──────── Working data

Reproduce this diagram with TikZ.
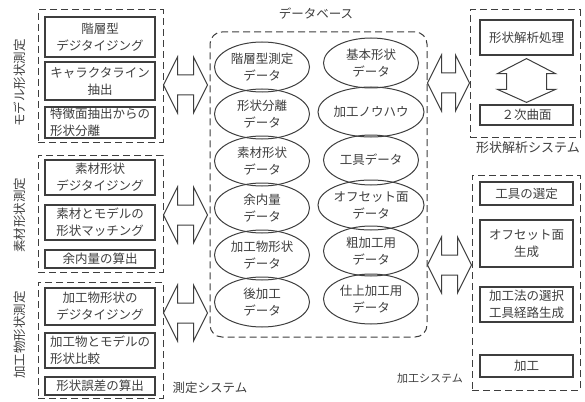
\documentclass[tikz,border=0pt]{standalone}
\usepackage{fontspec}
\setmainfont{Noto Sans CJK JP}
\usetikzlibrary{shapes.geometric,calc}
\definecolor{ink}{RGB}{62,62,62}
\newcommand\dblharrow[2]{%
  \draw[arr] (#1) -- ++(14pt,28pt) -- ++(0pt,-18pt) -- ($(#2)+(-14pt,10pt)$)
    -- ++(0pt,18pt) -- (#2) -- ++(-14pt,-28pt) -- ++(0pt,18pt)
    -- ($(#1)+(14pt,-10pt)$) -- ++(0pt,-18pt) -- cycle;}
\newcommand\dblvarrow[2]{%
  \draw[arr] (#1) -- ++(29pt,-15pt) -- ++(-9pt,0pt) -- ($(#2)+(20pt,13pt)$)
    -- ++(9pt,0pt) -- (#2) -- ++(-29pt,13pt) -- ++(9pt,0pt)
    -- ($(#1)+(-20pt,-15pt)$) -- ++(-9pt,0pt) -- cycle;}
\begin{document}
\begin{tikzpicture}[x=1pt,y=-1pt,
  box/.style={draw=ink, line width=1.2pt, inner sep=0pt, align=center, text=ink,
    minimum width=110pt, font=\fontsize{12.5}{17}\selectfont},
  rbox/.style={box, minimum width=93pt},
  grp/.style={draw=ink, line width=1pt, dash pattern=on 7pt off 4pt, inner sep=0pt},
  oval/.style={ellipse, draw=ink, line width=1pt, inner sep=0pt, minimum width=95pt,
    minimum height=50pt, align=center, text=ink, font=\fontsize{12.5}{17}\selectfont},
  lbl/.style={text=ink, inner sep=0pt, font=\fontsize{12.5}{14}\selectfont},
  arr/.style={draw=ink, line width=1pt, line join=miter, fill=white}]
\useasboundingbox (0,0) rectangle (585,401);

% left groups
\node[grp, minimum width=125pt, minimum height=132pt] (g1) at (100.5,76) {};
\node[grp, minimum width=125pt, minimum height=117pt] (g2) at (100.5,213.5) {};
\node[grp, minimum width=125pt, minimum height=116pt] (g3) at (100.5,340) {};

\node[box, minimum height=40pt] (b11) at (100,37) {階層型\\デジタイジング};
\node[box, minimum height=38pt] (b12) at (100,81) {キャラクタライン\\抽出};
\node[box, minimum height=31pt, align=left] (b13) at (100,122.5) {特徴面抽出からの\\形状分離};
\node[box, minimum height=35pt] (b21) at (100,177.5) {素材形状\\デジタイジング};
\node[box, minimum height=35pt] (b22) at (100,222.5) {素材とモデルの\\形状マッチング};
\node[box, minimum height=18pt] (b23) at (100,259) {余内量の算出};
\node[box, minimum height=37pt] (b31) at (100,306.5) {加工物形状の\\デジタイジング};
\node[box, minimum height=35pt, align=left] (b32) at (100,350.5) {加工物とモデルの\\形状比較};
\node[box, minimum height=18pt] (b33) at (100,386) {形状誤差の算出};

\node[lbl, rotate=90] (l1) at (20,83) {モデル形状測定};
\node[lbl, rotate=90] (l2) at (20,215) {素材形状測定};
\node[lbl, rotate=90] (l3) at (20,335) {加工物形状測定};
\node[lbl] (l4) at (210,388) {測定システム};

% database
\node[grp, rounded corners=12pt, minimum width=217pt, minimum height=305pt] (db) at (318.5,184.5) {};
\node[lbl] (dbl) at (316,14) {データベース};

\node[oval] (e11) at (262,67) {階層型測定\\データ};
\node[oval] (e12) at (262,114) {形状分離\\データ};
\node[oval] (e13) at (262,161) {素材形状\\データ};
\node[oval] (e14) at (262,208) {余内量\\データ};
\node[oval] (e15) at (262,255) {加工物形状\\データ};
\node[oval] (e16) at (262,302) {後加工\\データ};

\node[oval] (e21) at (371,63) {基本形状\\データ};
\node[oval] (e22) at (371,112) {加工ノウハウ};
\node[oval] (e23) at (371,160) {工具データ};
\node[oval] (e24) at (371,205) {オフセット面\\データ};
\node[oval] (e25) at (371,251) {粗加工用\\データ};
\node[oval] (e26) at (371,299) {仕上加工用\\データ};

% right groups
\node[grp, minimum width=110pt, minimum height=127pt] (s1) at (525,73.5) {};
\node[rbox, minimum height=35pt] (r11) at (526.5,37.5) {形状解析処理};
\node[rbox, minimum height=20pt] (r12) at (526.5,115) {２次曲面};
\node[lbl, font=\fontsize{13}{14}\selectfont] (l5) at (528,148) {形状解析システム};

\node[grp, minimum width=108pt, minimum height=215pt] (s2) at (526,282.5) {};
\node[rbox, minimum height=23pt] (r21) at (526.5,193.5) {工具の選定};
\node[rbox, minimum height=47pt] (r22) at (526.5,243.5) {オフセット面\\生成};
\node[rbox, minimum height=35pt] (r23) at (526.5,304.5) {加工法の選択\\工具経路生成};
\node[rbox, minimum height=22pt] (r24) at (526.5,366) {加工};
\node[lbl, font=\fontsize{11}{13}\selectfont] (l6) at (430,378) {加工システム};

% arrows
\path (g1.east) ++(0,9) coordinate (a1l);
\path (db.west |- a1l) ++(-2,0) coordinate (a1r);
\path (g2.east) ++(0,1.5) coordinate (a2l);
\path (db.west |- a2l) ++(-2,0) coordinate (a2r);
\path (g3.east) ++(0,-27) coordinate (a3l);
\path (db.west |- a3l) ++(-2,0) coordinate (a3r);
\path (s1.west) ++(0,9.5) coordinate (a4r);
\path (db.east |- a4r) coordinate (a4l);
\path (s2.west) ++(0,-17.5) coordinate (a5r);
\path (db.east |- a5r) coordinate (a5l);
\dblharrow{a1l}{a1r}
\dblharrow{a2l}{a2r}
\dblharrow{a3l}{a3r}
\dblharrow{a4l}{a4r}
\dblharrow{a5l}{a5r}
\path (r11.south) ++(0,3) coordinate (v1t);
\path (r12.north) ++(0,-2) coordinate (v1b);
\dblvarrow{v1t}{v1b}
\end{tikzpicture}
\end{document}
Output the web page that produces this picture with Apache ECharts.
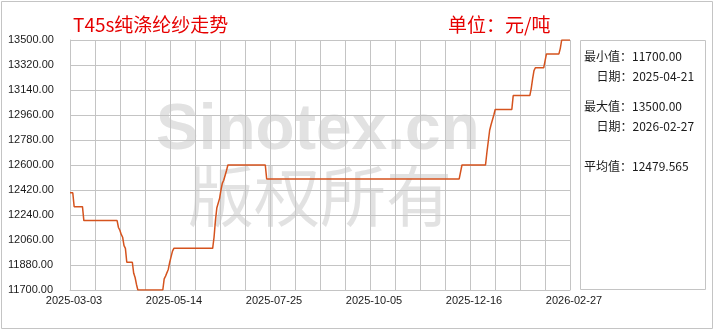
<!DOCTYPE html>
<html><head><meta charset="utf-8">
<script src="https://cdn.jsdelivr.net/npm/echarts@6/dist/echarts.min.js"></script>
<style>html,body{margin:0;padding:0;background:#fff}#c{width:720px;height:330px}</style>
</head><body><div id="c"></div>
<script>
const titleText = 'T45s纯涤纶纱走势';
const unitText = '单位：元/吨';
const startDate = '2025-03-03';
const endDate = '2026-02-27';
const dates = ['2025-03-03','2025-03-05','2025-03-06','2025-03-12','2025-03-13','2025-04-06','2025-04-07','2025-04-08','2025-04-09','2025-04-10','2025-04-11','2025-04-12','2025-04-13','2025-04-17','2025-04-18','2025-04-19','2025-04-20','2025-04-21','2025-05-09','2025-05-10','2025-05-11','2025-05-12','2025-05-13','2025-05-14','2025-05-15','2025-05-16','2025-05-17','2025-06-14','2025-06-15','2025-06-16','2025-06-17','2025-06-18','2025-06-19','2025-06-20','2025-06-21','2025-06-22','2025-06-23','2025-06-24','2025-06-25','2025-07-22','2025-07-23','2025-12-09','2025-12-11','2025-12-28','2025-12-29','2025-12-31','2026-01-01','2026-01-02','2026-01-03','2026-01-04','2026-01-16','2026-01-17','2026-01-29','2026-01-30','2026-01-31','2026-02-01','2026-02-02','2026-02-08','2026-02-09','2026-02-10','2026-02-19','2026-02-20','2026-02-21','2026-02-27'];
const values = [12400,12400,12300,12300,12200,12200,12150,12130,12100,12080,12020,12000,11900,11900,11820,11790,11740,11700,11700,11780,11800,11800,11850,11900,11940,11980,12000,12000,12080,12200,12290,12300,12360,12420,12470,12490,12500,12560,12600,12600,12500,12500,12600,12600,12690,12850,12890,12900,12960,13000,13000,13100,13100,13150,13220,13280,13300,13300,13350,13400,13400,13440,13500,13500];
const yMin = 11700, yMax = 13500, yStep = 180;
const xDivisions = 20, xLabelEvery = 4;
const statLines = ['最小值：11700.00', '日期：2025-04-21', '最大值：13500.00', '日期：2026-02-27', '平均值：12479.565'];
const watermark1 = 'Sinotex.cn';
const watermark2 = '版权所有';

const DAY = 86400000;
const t0 = Date.parse(startDate + 'T00:00:00Z');
const span = Math.round((Date.parse(endDate + 'T00:00:00Z') - t0) / DAY);
const dayOf = d => Math.round((Date.parse(d + 'T00:00:00Z') - t0) / DAY);
const seriesData = dates.map((d, i) => [dayOf(d), values[i]]);
const xStep = +(span / xDivisions).toFixed(4);
function fmtDay(v) {
  const dt = new Date(t0 + Math.floor(v + 1e-6) * DAY);
  const p = n => String(n).padStart(2, '0');
  return dt.getUTCFullYear() + '-' + p(dt.getUTCMonth() + 1) + '-' + p(dt.getUTCDate());
}
const grid = { left: 70, right: 150, top: 40, bottom: 40 };
const gridColor = '#c4c4c4';
const txt = '#1a1a1a';
const numFont = '"Liberation Sans", Arial, sans-serif';
const cjkFont = '"Noto Sans CJK SC", sans-serif';

const chart = echarts.init(document.getElementById('c'), null, { renderer: 'canvas' });
const panelY = [56, 76, 106, 126.5, 166.5];
const panelX = [584, 596.5, 584, 596.5, 584];
chart.setOption({
  animation: false,
  backgroundColor: '#fff',
  grid: grid,
  xAxis: {
    type: 'value', min: 0, max: span, interval: xStep,
    axisLine: { show: true, lineStyle: { color: gridColor, width: 1 } },
    axisTick: { show: false },
    splitLine: { show: true, lineStyle: { color: gridColor, width: 1 } },
    axisLabel: {
      color: txt, fontSize: 11, fontFamily: numFont, margin: 5, padding: [0, 0, 0, 8],
      showMinLabel: true, showMaxLabel: true, hideOverlap: false,
      formatter: function (v) {
        const k = Math.round(v / xStep);
        return k % xLabelEvery === 0 ? fmtDay(v) : '';
      }
    }
  },
  yAxis: {
    type: 'value', min: yMin, max: yMax, interval: yStep,
    axisLine: { show: true, lineStyle: { color: gridColor, width: 1 } },
    axisTick: { show: false },
    splitLine: { show: true, lineStyle: { color: gridColor, width: 1 } },
    axisLabel: {
      color: txt, fontSize: 11, fontFamily: numFont, align: 'left', margin: 62,
      padding: [0, 0, 7, 0], showMinLabel: true, showMaxLabel: true,
      formatter: v => v.toFixed(2)
    }
  },
  series: [{
    type: 'line', data: seriesData, showSymbol: false, symbol: 'none',
    lineStyle: { color: '#d5531e', width: 1.5 }, z: 5
  }],
  graphic: [
    { type: 'text', z: -10, left: 156, top: 99, style: { text: watermark1, font: 'bold 64px "Liberation Sans", Arial, sans-serif', fill: '#e2e2e2' } },
    { type: 'text', z: -10, left: 188, top: 163, style: { text: watermark2, font: '66px ' + cjkFont, fill: '#e2e2e2' } },
    { type: 'rect', shape: { x: 1.5, y: 1.5, width: 711, height: 327 }, style: { fill: null, stroke: '#c4c4c4', lineWidth: 1 } },
    { type: 'rect', shape: { x: 580.5, y: 40.5, width: 125, height: 249 }, style: { fill: null, stroke: '#c4c4c4', lineWidth: 1 } },
    { type: 'text', x: 73, y: 24.5, style: { text: titleText, font: '19px ' + cjkFont, fill: '#e60000', verticalAlign: 'middle' } },
    { type: 'text', x: 448, y: 24.5, style: { text: unitText, font: '19px ' + cjkFont, fill: '#e60000', verticalAlign: 'middle' } }
  ].concat(statLines.map((s, i) => ({
    type: 'text', x: panelX[i], y: panelY[i],
    style: { text: s, font: '12px ' + cjkFont, fill: txt, verticalAlign: 'middle' }
  })))
});
</script></body></html>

────────────────

• [Instruction]:
Restate, line by line and word for word, everything from the top of the material through the line that contains "(0,0) rectangle (585,401);". Leave pictures out.

• [Task answer]:
Reproduce this diagram with TikZ.
\documentclass[tikz,border=0pt]{standalone}
\usepackage{fontspec}
\setmainfont{Noto Sans CJK JP}
\usetikzlibrary{shapes.geometric,calc}
\definecolor{ink}{RGB}{62,62,62}
\newcommand\dblharrow[2]{%
  \draw[arr] (#1) -- ++(14pt,28pt) -- ++(0pt,-18pt) -- ($(#2)+(-14pt,10pt)$)
    -- ++(0pt,18pt) -- (#2) -- ++(-14pt,-28pt) -- ++(0pt,18pt)
    -- ($(#1)+(14pt,-10pt)$) -- ++(0pt,-18pt) -- cycle;}
\newcommand\dblvarrow[2]{%
  \draw[arr] (#1) -- ++(29pt,-15pt) -- ++(-9pt,0pt) -- ($(#2)+(20pt,13pt)$)
    -- ++(9pt,0pt) -- (#2) -- ++(-29pt,13pt) -- ++(9pt,0pt)
    -- ($(#1)+(-20pt,-15pt)$) -- ++(-9pt,0pt) -- cycle;}
\begin{document}
\begin{tikzpicture}[x=1pt,y=-1pt,
  box/.style={draw=ink, line width=1.2pt, inner sep=0pt, align=center, text=ink,
    minimum width=110pt, font=\fontsize{12.5}{17}\selectfont},
  rbox/.style={box, minimum width=93pt},
  grp/.style={draw=ink, line width=1pt, dash pattern=on 7pt off 4pt, inner sep=0pt},
  oval/.style={ellipse, draw=ink, line width=1pt, inner sep=0pt, minimum width=95pt,
    minimum height=50pt, align=center, text=ink, font=\fontsize{12.5}{17}\selectfont},
  lbl/.style={text=ink, inner sep=0pt, font=\fontsize{12.5}{14}\selectfont},
  arr/.style={draw=ink, line width=1pt, line join=miter, fill=white}]
\useasboundingbox (0,0) rectangle (585,401);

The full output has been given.